With the advancement in technology, we have seen speakers getting more portable and efficient. But now researchers have developed a technology that would turn even your wall into a loudspeaker.

Engineers at the Massachusetts Institute of Technology (MIT) have created a paper-thin loudspeaker that can be attached to any surface while turning it into an active audio source, as per MIT News.

Despite being thin and very light in weight, the speaker manages to produce high-quality sound through any surface it is bonded to. It emanates sounds with minimal distortion and requires a fraction of the energy used by traditional speakers.

The research has been recently published in IEEE Transactions of Industrial Electronics.

Talking about the innovation, the senior author of the paper, Vladimir Bulović said that it was remarkable to see that a slender sheet of paper can be turned into a speaker. He added that one just needs to attach two clips to it and connect it to the headphone jack of the computer and start listening to the sounds it produces. “One just needs a smidgeon of electrical power to run it.,” he added.

The mechanism of normal speakers involves the passing of current through a coil of wire which generates an electric field and moves the membrane thus creating the sound we hear. But, in these paper-thin speakers, scientists have simplified the mechanism by using a thin film of a shaped piezoelectric material that vibrates when voltage is applied to it and produces sound.

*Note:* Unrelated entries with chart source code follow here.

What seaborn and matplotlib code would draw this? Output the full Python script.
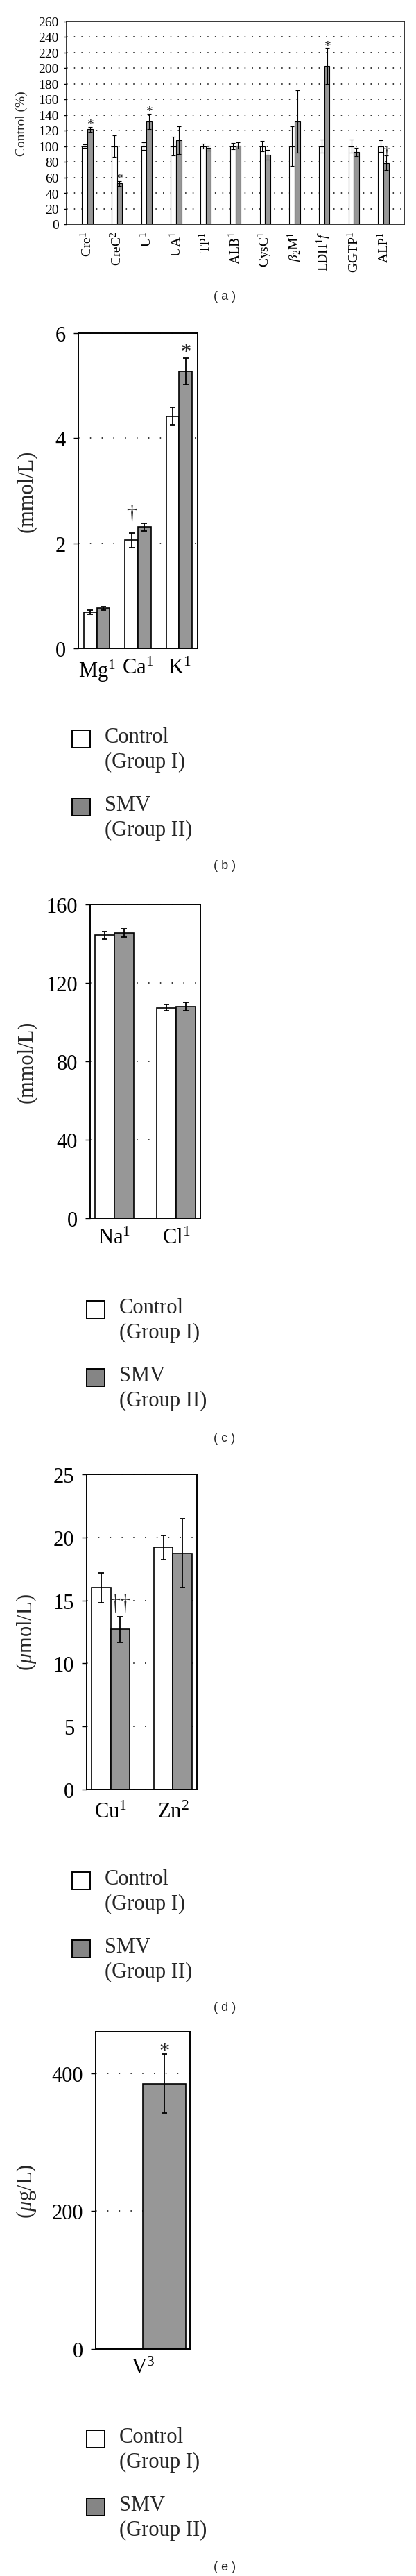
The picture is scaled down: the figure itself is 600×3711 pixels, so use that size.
import pandas as pd
import seaborn as sns
import matplotlib.pyplot as plt
from matplotlib.patches import Rectangle

# (a) serum biochemistry, % of control
labels_a = [r"Cre$^1$", r"CreC$^2$", r"U$^1$", r"UA$^1$", r"TP$^1$", r"ALB$^1$",
            r"CysC$^1$", r"$\beta_2$M$^1$", r"LDH$^1f$", r"GGTP$^1$", r"ALP$^1$"]
ctrl_a = [100, 100, 100, 100, 100, 100, 100, 100, 100, 100, 100]
ctrl_a_sd = [2.5, 14, 5, 12, 3, 4, 6.5, 25, 8.5, 8.5, 7.5]
smv_a = [121.5, 52.3, 131.5, 107.5, 97.4, 100.8, 89, 131.5, 202.6, 92.2, 78.6]
smv_a_sd = [3, 3.2, 10, 18, 3, 4, 6.5, 40, 23, 5.5, 9]
ctrl_a_marks = ["", "", "", "", "", "", "", "", "", "", ""]
smv_a_marks = ["*", "*", "*", "", "", "", "", "", "*", "", "†"]

# (b) mmol/L
labels_b = [r"Mg$^1$", r"Ca$^1$", r"K$^1$"]
ctrl_b = [0.69, 2.06, 4.42]
ctrl_b_sd = [0.04, 0.14, 0.16]
smv_b = [0.76, 2.31, 5.27]
smv_b_sd = [0.03, 0.07, 0.25]
ctrl_b_marks = ["", "†", ""]
smv_b_marks = ["", "", "*"]

# (c) mmol/L
labels_c = [r"Na$^1$", r"Cl$^1$"]
ctrl_c = [144.3, 107.3]
ctrl_c_sd = [2.0, 1.6]
smv_c = [145.6, 108.0]
smv_c_sd = [2.1, 2.2]
ctrl_c_marks = ["", ""]
smv_c_marks = ["", ""]

# (d) umol/L
labels_d = [r"Cu$^1$", r"Zn$^2$"]
ctrl_d = [16.0, 19.2]
ctrl_d_sd = [1.2, 0.95]
smv_d = [12.7, 18.75]
smv_d_sd = [1.0, 2.7]
ctrl_d_marks = ["", ""]
smv_d_marks = ["††", ""]

# (e) ug/L
labels_e = [r"V$^3$"]
ctrl_e = [1.5]
ctrl_e_sd = [0]
smv_e = [385]
smv_e_sd = [43]
ctrl_e_marks = [""]
smv_e_marks = ["*"]

groups = ["Control", "SMV"]
key_text = [("Control", "(Group I)"), ("SMV", "(Group II)")]

sns.set_style("ticks")
plt.rcParams["font.family"] = ["Liberation Serif", "DejaVu Serif"]
plt.rcParams["mathtext.fontset"] = "custom"
plt.rcParams["mathtext.rm"] = "Liberation Serif"
plt.rcParams["mathtext.it"] = "Liberation Serif:italic"
plt.rcParams["mathtext.bf"] = "Liberation Serif:bold"

W, H = 600, 3712
BAR_GREY = "#979797"
KEY_GREY = "#858585"

fig = plt.figure(figsize=(6, 37.12), dpi=100, facecolor="white")


def make_ax(left, top, right, bottom):
    return fig.add_axes([left / W, 1 - bottom / H, (right - left) / W, (bottom - top) / H])


def draw_panel(ax, labels, ctrl, ctrl_sd, smv, smv_sd, ctrl_marks, smv_marks,
               ymax, yticks, ylabel, st):
    df = pd.DataFrame({
        "analyte": labels + labels,
        "group": ["Control"] * len(labels) + ["SMV"] * len(labels),
        "value": ctrl + smv,
    })
    sns.barplot(data=df, x="analyte", y="value", hue="group", order=labels,
                hue_order=groups, palette={"Control": "white", "SMV": BAR_GREY},
                edgecolor="black", linewidth=st["edge"], width=st["width"],
                errorbar=None, saturation=1, legend=False, ax=ax)
    for cont, sds, marks in zip(ax.containers, [ctrl_sd, smv_sd], [ctrl_marks, smv_marks]):
        for p, sd, mk in zip(cont, sds, marks):
            x = p.get_x() + p.get_width() / 2
            y = p.get_height()
            if sd > 0:
                ax.errorbar(x, y, yerr=sd, fmt="none", ecolor="black",
                            elinewidth=st["elw"], capsize=st["cap"], capthick=st["elw"])
            if mk:
                ax.annotate(mk, xy=(x, y + sd), xytext=(0, st["mark_off"].get(mk, 0)),
                            textcoords="offset points", ha="center", va="baseline",
                            fontsize=st["fs"])
    ax.set_ylim(0, ymax)
    ax.set_yticks(yticks)
    ax.set_axisbelow(True)
    ax.yaxis.grid(True, linestyle=st["grid"], color="black", linewidth=1.1)
    ax.xaxis.grid(False)
    for s in ax.spines.values():
        s.set_visible(True)
        s.set_color("black")
        s.set_linewidth(st["spine"])
    ax.tick_params(axis="y", direction="out", length=st["tick"], width=1.0,
                   labelsize=st["fs"], pad=st["ypad"], colors="black")
    ax.tick_params(axis="x", length=0, labelsize=st["xfs"], pad=st["xpad"],
                   rotation=st["rot"], colors="black")
    ax.set_xlabel("")
    ax.set_ylabel(ylabel, fontsize=st["fs"], va="center")
    left_px = ax.get_position().x0 * W
    width_px = ax.get_position().width * W
    ax.yaxis.set_label_coords((st["ylab_x"] - left_px) / width_px, 0.5)


def add_key(box_x, box_top):
    for i, (name, sub) in enumerate(key_text):
        top = box_top + i * 98
        face = "white" if i == 0 else KEY_GREY
        fig.add_artist(Rectangle((box_x / W, 1 - (top + 25) / H), 26 / W, 25 / H,
                                 transform=fig.transFigure, facecolor=face,
                                 edgecolor="black", linewidth=1.4))
        fig.text((box_x + 47) / W, 1 - (top + 10) / H, name, ha="left", va="center", fontsize=22)
        fig.text((box_x + 47) / W, 1 - (top + 45) / H, sub, ha="left", va="center", fontsize=22)


def panel_tag(y, letter):
    fig.text(324 / W, 1 - y / H, f"( {letter} )", ha="center", va="center",
             family="Liberation Sans", fontsize=13)


style_a = dict(edge=0.8, width=0.36, elw=0.8, cap=2.2, fs=14, xfs=14, rot=90,
               grid=(0, (1, 6)), spine=1.1, tick=3, ypad=5, xpad=7, ylab_x=31,
               mark_off={"*": -1, "†": 2})
style_big = dict(edge=1.2, elw=1.3, cap=2.9, fs=22, xfs=22, rot=0,
                 grid=(0, (1, 10)), spine=1.4, tick=5, ypad=8, ylab_x=38,
                 mark_off={"*": 1, "†": 14, "††": 8})

ax_a = make_ax(96, 31.5, 583, 324)
draw_panel(ax_a, labels_a, ctrl_a, ctrl_a_sd, smv_a, smv_a_sd, ctrl_a_marks, smv_a_marks,
           260, list(range(0, 261, 20)), "Control (%)", style_a)
panel_tag(428, "a")

ax_b = make_ax(113, 481, 285, 935)
draw_panel(ax_b, labels_b, ctrl_b, ctrl_b_sd, smv_b, smv_b_sd, ctrl_b_marks, smv_b_marks,
           6, [0, 2, 4, 6], "(mmol/L)", dict(style_big, width=0.63, xpad=10))
add_key(104, 1053)
panel_tag(1248, "b")

ax_c = make_ax(130, 1304, 289, 1756)
draw_panel(ax_c, labels_c, ctrl_c, ctrl_c_sd, smv_c, smv_c_sd, ctrl_c_marks, smv_c_marks,
           160, [0, 40, 80, 120, 160], "(mmol/L)", dict(style_big, width=0.62, xpad=10))
add_key(125, 1875)
panel_tag(2073, "c")

ax_d = make_ax(125, 2125, 284, 2579)
draw_panel(ax_d, labels_d, ctrl_d, ctrl_d_sd, smv_d, smv_d_sd, ctrl_d_marks, smv_d_marks,
           25, [0, 5, 10, 15, 20, 25], r"($\mu$mol/L)", dict(style_big, width=0.61, xpad=13))
add_key(104, 2698)
panel_tag(2893, "d")

ax_e = make_ax(138, 2928, 274, 3385)
draw_panel(ax_e, labels_e, ctrl_e, ctrl_e_sd, smv_e, smv_e_sd, ctrl_e_marks, smv_e_marks,
           460, [0, 200, 400], r"($\mu$g/L)", dict(style_big, width=0.59, xpad=9,
                                                    mark_off={"*": -3}))
add_key(125, 3502)
panel_tag(3699, "e")

fig.savefig("out.png", dpi=100, facecolor="white")
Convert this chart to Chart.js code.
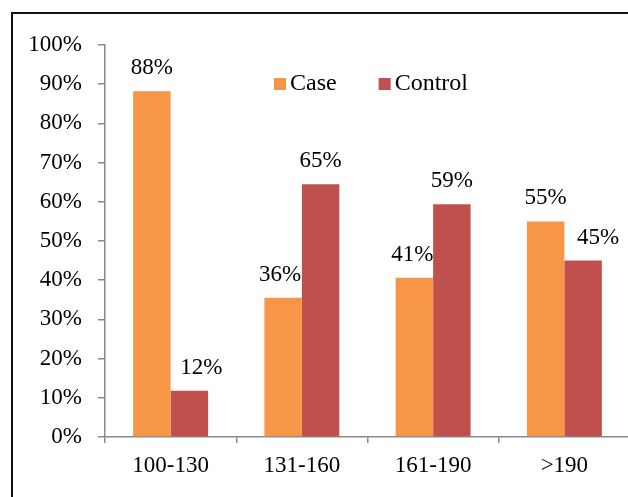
<!DOCTYPE html>
<html>
<head>
<meta charset="utf-8">
<script src="https://cdn.jsdelivr.net/npm/chart.js@4/dist/chart.umd.min.js"></script>
<style>
  html, body { margin: 0; padding: 0; background: #fff; overflow: hidden; }
  #wrap { position: relative; width: 628px; height: 497px; overflow: hidden; }
  #frame { position: absolute; left: 11px; top: 12px; width: 700px; height: 600px;
           border-left: 2px solid #111; border-top: 2px solid #111; box-sizing: border-box; }
  #box { position: absolute; left: 0; top: 0; width: 640px; height: 497px; }
</style>
</head>
<body>
<div id="wrap">
  <div id="frame"></div>
  <div id="box"><canvas id="chart"></canvas></div>
</div>
<script>
"use strict";

const categories = ['100-130', '131-160', '161-190', '>190'];
const caseValues = [88.2, 35.5, 40.6, 55.0];
const controlValues = [11.8, 64.5, 59.4, 45.0];
const yTicks = [0, 10, 20, 30, 40, 50, 60, 70, 80, 90, 100];

const FONT = "'Liberation Serif', 'Times New Roman', serif";
const AXIS_GREY = '#898989';

// value labels above bars, some nudged sideways as in the original
const valueLabels = {
  id: 'valueLabels',
  afterDatasetsDraw(chart, args, opts) {
    const ctx = chart.ctx;
    ctx.save();
    ctx.font = '23px ' + FONT;
    ctx.fillStyle = '#000';
    ctx.textAlign = 'center';
    ctx.textBaseline = 'middle';
    chart.data.datasets.forEach(function(ds, di) {
      const meta = chart.getDatasetMeta(di);
      meta.data.forEach(function(bar, i) {
        const shift = (opts.shift[di] && opts.shift[di][i]) || 0;
        ctx.fillText(Math.round(ds.data[i]) + '%', bar.x + shift, bar.y - 23);
      });
    });
    ctx.restore();
  }
};

// legend drawn inside the plot area
const innerLegend = {
  id: 'innerLegend',
  afterDraw(chart) {
    const ctx = chart.ctx;
    const area = chart.chartArea;
    let x = area.left + 169;
    const y = area.top + 39;
    ctx.save();
    ctx.font = '24px ' + FONT;
    ctx.textAlign = 'left';
    ctx.textBaseline = 'middle';
    chart.data.datasets.forEach(function(ds) {
      ctx.fillStyle = ds.backgroundColor;
      ctx.fillRect(x, y - 6, 12, 12);
      ctx.fillStyle = '#000';
      ctx.fillText(ds.label, x + 16, y);
      x += 16 + ctx.measureText(ds.label).width + 42;
    });
    ctx.restore();
  }
};

new Chart(document.getElementById('chart'), {
  type: 'bar',
  data: {
    labels: categories,
    datasets: [
      { label: 'Case', data: caseValues, backgroundColor: '#F79646' },
      { label: 'Control', data: controlValues, backgroundColor: '#C0504D' }
    ]
  },
  options: {
    responsive: true,
    maintainAspectRatio: false,
    animation: false,
    categoryPercentage: 0.571,
    barPercentage: 1.0,
    layout: { padding: { top: 45, right: 10, left: 0, bottom: 0 } },
    plugins: {
      legend: { display: false },
      tooltip: { enabled: false },
      valueLabels: { shift: [[0, -3, -2, 0], [12, 0, 0, 15]] }
    },
    scales: {
      x: {
        offset: true,
        grid: { offset: true, drawOnChartArea: false, drawTicks: true, tickLength: 6,
                color: AXIS_GREY, lineWidth: 1.5 },
        border: { color: AXIS_GREY, width: 1.5 },
        ticks: { color: '#000', font: { family: FONT, size: 23 }, padding: 9, maxRotation: 0 },
        afterFit(scale) { scale.height = 60; }
      },
      y: {
        min: 0,
        max: 100,
        afterBuildTicks(scale) { scale.ticks = yTicks.map(v => ({ value: v })); },
        grid: { drawOnChartArea: false, drawTicks: true, tickLength: 7,
                color: AXIS_GREY, lineWidth: 1.5 },
        border: { color: AXIS_GREY, width: 1.5 },
        ticks: { color: '#000', font: { family: FONT, size: 23 }, padding: 16,
                 callback: v => v + '%' },
        afterFit(scale) { scale.width = 105; }
      }
    }
  },
  plugins: [valueLabels, innerLegend]
});
</script>
</body>
</html>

Attaching this film to a surface would not hamper their ability to generate sounds as instead of making the whole film vibrate, researchers have relied on tiny domes that vibrate individually and produce a clear sound.

This new technology can have numerous uses and eliminate the need to have bulky inefficient speakers. It can be used for active noise cancellation in environments such as the aeroplane cockpit. Or, the thin film can be attached to walls to get a 3-D audio experience in a theme park or theatre. Moreover, it can be used in ultrasound applications such as imaging as the speaker produces a high resonance frequency.